■ What the exercise asks: Leaving out all pictures, please print only the lines from the one containing "Clone this chart in Apache ECharts." through the one containing "16, fontFamily: 'DejaVu".

■ Rows:
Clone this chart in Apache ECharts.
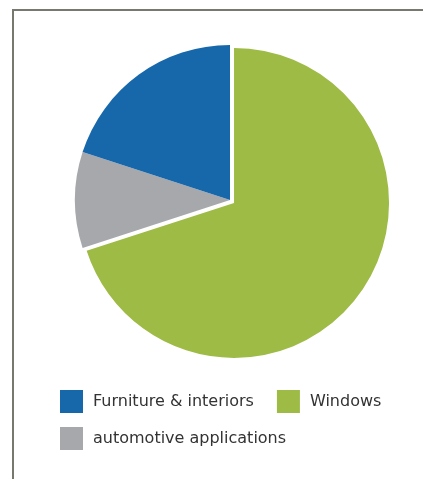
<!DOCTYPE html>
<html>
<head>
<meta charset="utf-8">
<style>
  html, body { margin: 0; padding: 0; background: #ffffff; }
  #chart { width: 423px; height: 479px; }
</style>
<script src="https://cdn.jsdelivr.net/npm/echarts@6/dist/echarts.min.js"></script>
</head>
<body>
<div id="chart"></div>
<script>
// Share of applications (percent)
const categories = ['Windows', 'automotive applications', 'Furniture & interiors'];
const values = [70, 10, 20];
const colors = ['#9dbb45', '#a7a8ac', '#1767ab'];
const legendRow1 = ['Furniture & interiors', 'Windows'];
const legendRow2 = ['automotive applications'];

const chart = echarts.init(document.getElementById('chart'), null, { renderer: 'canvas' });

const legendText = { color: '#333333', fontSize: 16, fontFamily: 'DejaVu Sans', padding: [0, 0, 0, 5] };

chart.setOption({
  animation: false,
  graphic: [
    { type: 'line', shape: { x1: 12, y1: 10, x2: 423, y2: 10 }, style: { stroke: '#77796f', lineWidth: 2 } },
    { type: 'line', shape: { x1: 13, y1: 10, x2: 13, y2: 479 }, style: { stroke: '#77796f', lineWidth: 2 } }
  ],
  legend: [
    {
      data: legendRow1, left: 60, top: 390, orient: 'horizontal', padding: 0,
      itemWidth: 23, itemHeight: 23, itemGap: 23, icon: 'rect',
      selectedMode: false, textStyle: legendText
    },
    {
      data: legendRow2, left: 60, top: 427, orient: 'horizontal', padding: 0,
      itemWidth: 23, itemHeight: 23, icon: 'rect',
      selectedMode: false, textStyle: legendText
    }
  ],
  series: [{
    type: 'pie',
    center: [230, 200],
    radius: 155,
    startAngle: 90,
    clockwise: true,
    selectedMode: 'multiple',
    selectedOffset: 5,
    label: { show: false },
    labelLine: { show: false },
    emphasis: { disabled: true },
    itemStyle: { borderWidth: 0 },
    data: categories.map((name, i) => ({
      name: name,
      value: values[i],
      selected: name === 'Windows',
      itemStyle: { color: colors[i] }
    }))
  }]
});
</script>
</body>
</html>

---

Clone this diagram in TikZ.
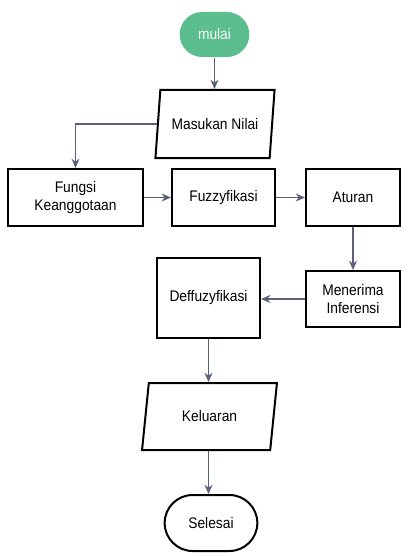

■ Solution to this problem:
Clone this chart in Apache ECharts.
<!DOCTYPE html>
<html>
<head>
<meta charset="utf-8">
<style>
  html, body { margin: 0; padding: 0; background: #ffffff; }
  #chart { width: 423px; height: 479px; }
</style>
<script src="https://cdn.jsdelivr.net/npm/echarts@6/dist/echarts.min.js"></script>
</head>
<body>
<div id="chart"></div>
<script>
// Share of applications (percent)
const categories = ['Windows', 'automotive applications', 'Furniture & interiors'];
const values = [70, 10, 20];
const colors = ['#9dbb45', '#a7a8ac', '#1767ab'];
const legendRow1 = ['Furniture & interiors', 'Windows'];
const legendRow2 = ['automotive applications'];

const chart = echarts.init(document.getElementById('chart'), null, { renderer: 'canvas' });

const legendText = { color: '#333333', fontSize: 16, fontFamily: 'DejaVu Sans', padding: [0, 0, 0, 5] };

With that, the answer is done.